Salt and pepper noise is adding random black and white pixels to your image.
import random
def uniformNoise(image, num):
img = image.copy()
h, w, c = img.shape
x = np.random.uniform(0,w,num)
y = np.random.uniform(0,h,num)
for i in range(0, num):
r = 0 if random.randrange(0,2) == 0 else 255
img[int(x[i])][int(y[i])] = np.asarray([r, r, r])
return img
printI2(uniformNoise(lenna, 1000), uniformNoise(lenna, 7000))
It is possible to remove the salt and pepper noise from an image to clean it up. Unlike how my professor worded it, this is not "enhancing" the image, this is merely using filters that remove the noise from the image by blurring it.
The moving average technique sets each pixel equal to the average of its neighborhood. The bigger your neighborhood the more the image is blurred.
bad_lenna = uniformNoise(lenna, 6000)
blur_lenna = cv2.blur(bad_lenna,(3,3))
printI2(bad_lenna, blur_lenna)
As you can see, most of the noise was removed from the image but, imperfections were left. To see the effects of the filter size, you can play around with it.
blur_lenna_3 = cv2.blur(bad_lenna,(3,3))
blur_lenna_8 = cv2.blur(bad_lenna,(8,8))
printI2(blur_lenna_3, blur_lenna_8)
Median filters transform every pixel by taking the median value of its neighborhood. This is a lot better than average filters for noise reduction because it has less of a blurring effect and it is extremely well at removing outliers like salt and pepper noise.
median_lenna = cv2.medianBlur(bad_lenna,3)

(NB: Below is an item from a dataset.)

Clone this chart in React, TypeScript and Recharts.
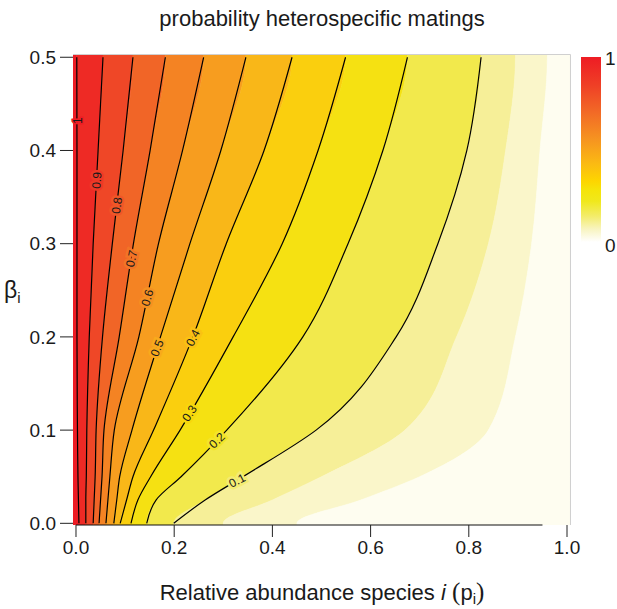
import { Area, ComposedChart, Line, ReferenceDot, ReferenceLine, XAxis, YAxis } from "recharts";

const FONT = "'Liberation Sans', Arial, sans-serif";

const betaLevels = [0, 0.025, 0.05, 0.1, 0.2, 0.3, 0.4, 0.5];

// p_i where each contour crosses the beta rows above
const contour100 = [0.006, 0.005, 0.004, 0.003, 0.002, 0.002, 0.002, 0.0016];
const contour090 = [0.02, 0.02, 0.021, 0.022, 0.027, 0.035, 0.045, 0.055];
const contour080 = [0.035, 0.037, 0.039, 0.041, 0.054, 0.074, 0.096, 0.116];
const contour070 = [0.047, 0.05, 0.053, 0.057, 0.088, 0.117, 0.151, 0.182];
const contour060 = [0.061, 0.065, 0.069, 0.078, 0.128, 0.168, 0.217, 0.26];
const contour050 = [0.077, 0.083, 0.089, 0.114, 0.172, 0.232, 0.295, 0.346];
const contour040 = [0.09, 0.103, 0.116, 0.158, 0.238, 0.306, 0.383, 0.44];
const contour030 = [0.112, 0.126, 0.152, 0.212, 0.32, 0.42, 0.493, 0.549];
const contour020 = [0.144, 0.163, 0.214, 0.307, 0.462, 0.554, 0.625, 0.675];
const contour010 = [0.199, 0.263, 0.34, 0.489, 0.652, 0.737, 0.796, 0.825];
// faint levels, only visible as colour steps in the heat map (no line)
const contour005 = [0.3, 0.4, 0.5, 0.67, 0.775, 0.84, 0.875, 0.895];
const contour002 = [0.45, 0.58, 0.7, 0.84, 0.895, 0.928, 0.945, 0.96];

const contourLines = [contour100, contour090, contour080, contour070, contour060, contour050, contour040, contour030, contour020, contour010];
const paleLines = [contour005, contour002];

const levelNames = ["1", "0.9", "0.8", "0.7", "0.6", "0.5", "0.4", "0.3", "0.2", "0.1"];
const labelP = [0.003, 0.042, 0.083, 0.113, 0.145, 0.165, 0.238, 0.231, 0.287, 0.328];
const labelBeta = [0.432, 0.368, 0.341, 0.284, 0.242, 0.188, 0.199, 0.118, 0.089, 0.046];
const labelAngle = [-90, -86, -82, -78, -74, -68, -62, -56, -44, -27];
const labelHalo = ["#ED1C24", "#EE3826", "#F05627", "#F27426", "#F59021", "#F8AA1C", "#FAC213", "#F7D80C", "#F3E52A", "#F4EC72"];

// fill between neighbouring boundaries, left to right
const bandColors = [
  "#ED1C24", "#EE2A25", "#EF4727", "#F16527", "#F48323", "#F79D1F", "#F9B718",
  "#FACF0E", "#F5E112", "#F2E94C", "#F6EF98", "#FAF6CA", "#FEFDF0",
];

const xTicks = [0, 0.2, 0.4, 0.6, 0.8, 1];
const yTicks = [0, 0.1, 0.2, 0.3, 0.4, 0.5];
const xDomain = [-0.0061, 1.0061];
const yDomain = [-0.0018, 0.5035];

const allLines = [...contourLines, ...paleLines];

const makeRow = (beta: number, i: number, pad: boolean) => ({
  beta,
  pad,
  edges: [xDomain[0], ...allLines.map((c) => c[i]), xDomain[1]],
});

// the two pad rows stretch the heat map to the frame edges
const rows = [
  makeRow(yDomain[0], 0, true),
  ...betaLevels.map((b, i) => makeRow(b, i, false)),
  makeRow(yDomain[1], betaLevels.length - 1, true),
];

export default function App() {
  return (
    <div style={{ position: "absolute", left: 0, top: 0, width: 617, height: 609, background: "#fff" }}>
      <ComposedChart
        width={617}
        height={609}
        layout="vertical"
        data={rows}
        margin={{ top: 54, right: 47, bottom: 0, left: 0 }}
      >
        <XAxis
          type="number"
          domain={xDomain}
          allowDataOverflow
          ticks={xTicks}
          interval={0}
          tickFormatter={(v: number) => v.toFixed(1)}
          height={84}
          tickSize={12}
          tickMargin={4}
          axisLine={false}
          tickLine={{ stroke: "#222" }}
          tick={{ fontSize: 19, fill: "#1a1a1a", fontFamily: FONT }}
        />
        <YAxis
          type="number"
          dataKey="beta"
          domain={yDomain}
          reversed
          allowDataOverflow
          ticks={yTicks}
          interval={0}
          tickFormatter={(v: number) => v.toFixed(1)}
          width={73}
          tickSize={13}
          tickMargin={4}
          axisLine={false}
          tickLine={{ stroke: "#222" }}
          tick={{ fontSize: 19, fill: "#1a1a1a", fontFamily: FONT }}
        />

        {bandColors.map((color, k) => (
          <Area
            key={"band" + k}
            type="monotone"
            dataKey={(r: any) => [r.edges[k], r.edges[k + 1]]}
            stroke={color}
            strokeWidth={0.6}
            fill={color}
            fillOpacity={1}
            isAnimationActive={false}
          />
        ))}

        {contourLines.map((_, k) => (
          <Line
            key={"line" + k}
            type="monotone"
            dataKey={(r: any) => (r.pad ? null : r.edges[k + 1])}
            stroke="#000"
            strokeWidth={1.2}
            dot={false}
            activeDot={false}
            isAnimationActive={false}
          />
        ))}

        {levelNames.map((name, k) => (
          <ReferenceDot
            key={"lab" + k}
            x={labelP[k]}
            y={labelBeta[k]}
            r={0}
            ifOverflow="visible"
            shape={(p: any) => (
              <g transform={`translate(${p.cx},${p.cy}) rotate(${labelAngle[k]})`}>
                <text
                  textAnchor="middle"
                  dy="0.35em"
                  fontSize={12}
                  fontFamily={FONT}
                  fill="#1a1a1a"
                  stroke={labelHalo[k]}
                  strokeWidth={k === 0 ? 3 : 5}
                  paintOrder="stroke"
                >
                  {name}
                </text>
              </g>
            )}
          />
        ))}

        <ReferenceLine
          segment={[
            { x: 0, y: yDomain[0] },
            { x: 0.95, y: yDomain[0] },
          ]}
          stroke="#111"
          strokeWidth={1.2}
          ifOverflow="visible"
        />
      </ComposedChart>

      <svg
        width={617}
        height={609}
        style={{ position: "absolute", left: 0, top: 0, pointerEvents: "none" }}
        fontFamily={FONT}
      >
        <defs>
          <linearGradient id="cbar" x1="0" y1="0" x2="0" y2="1">
            <stop offset="0" stopColor="#EE1C24" />
            <stop offset="0.15" stopColor="#EF3F26" />
            <stop offset="0.3" stopColor="#F26A26" />
            <stop offset="0.45" stopColor="#F69520" />
            <stop offset="0.58" stopColor="#FBBB12" />
            <stop offset="0.67" stopColor="#FDD500" />
            <stop offset="0.72" stopColor="#F5E40A" />
            <stop offset="0.78" stopColor="#F0E81C" />
            <stop offset="0.86" stopColor="#F3EC6A" />
            <stop offset="0.93" stopColor="#F8F4C0" />
            <stop offset="1" stopColor="#FFFFFF" />
          </linearGradient>
        </defs>
        <text x={322} y={26} textAnchor="middle" fontSize={22} fill="#1a1a1a">
          probability heterospecific matings
        </text>
        <polyline points="73,54.5 570.5,54.5 570.5,525" fill="none" stroke="#d0d0d0" strokeWidth={1} />
        <rect x={581} y={57} width={20} height={185} fill="url(#cbar)" />
        <text x={605} y={65} fontSize={19} fill="#1a1a1a">1</text>
        <text x={605} y={252} fontSize={19} fill="#1a1a1a">0</text>
        <text x={4} y={298} fontSize={23} fill="#1a1a1a">
          β<tspan fontSize={15} dy={5}>i</tspan>
        </text>
        <text x={322} y={600} textAnchor="middle" fontSize={22} fill="#1a1a1a">
          Relative abundance species <tspan fontStyle="italic">i</tspan>
          <tspan fontFamily="'Liberation Serif', serif" fontSize={25}> (</tspan>
          p<tspan fontSize={15} dy={4}>i</tspan>
          <tspan dy={-4} fontFamily="'Liberation Serif', serif" fontSize={25}>)</tspan>
        </text>
      </svg>
    </div>
  );
}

printI2(bad_lenna, median_lenna)
Open CV is a vastly powerful framework for image manipulation. This post only covered some of the more basic applications of Open CV. Future posts might explore some of the more advanced techniques in computer vision like filters, Canny edge detection, template matching, and Harris Corner detection.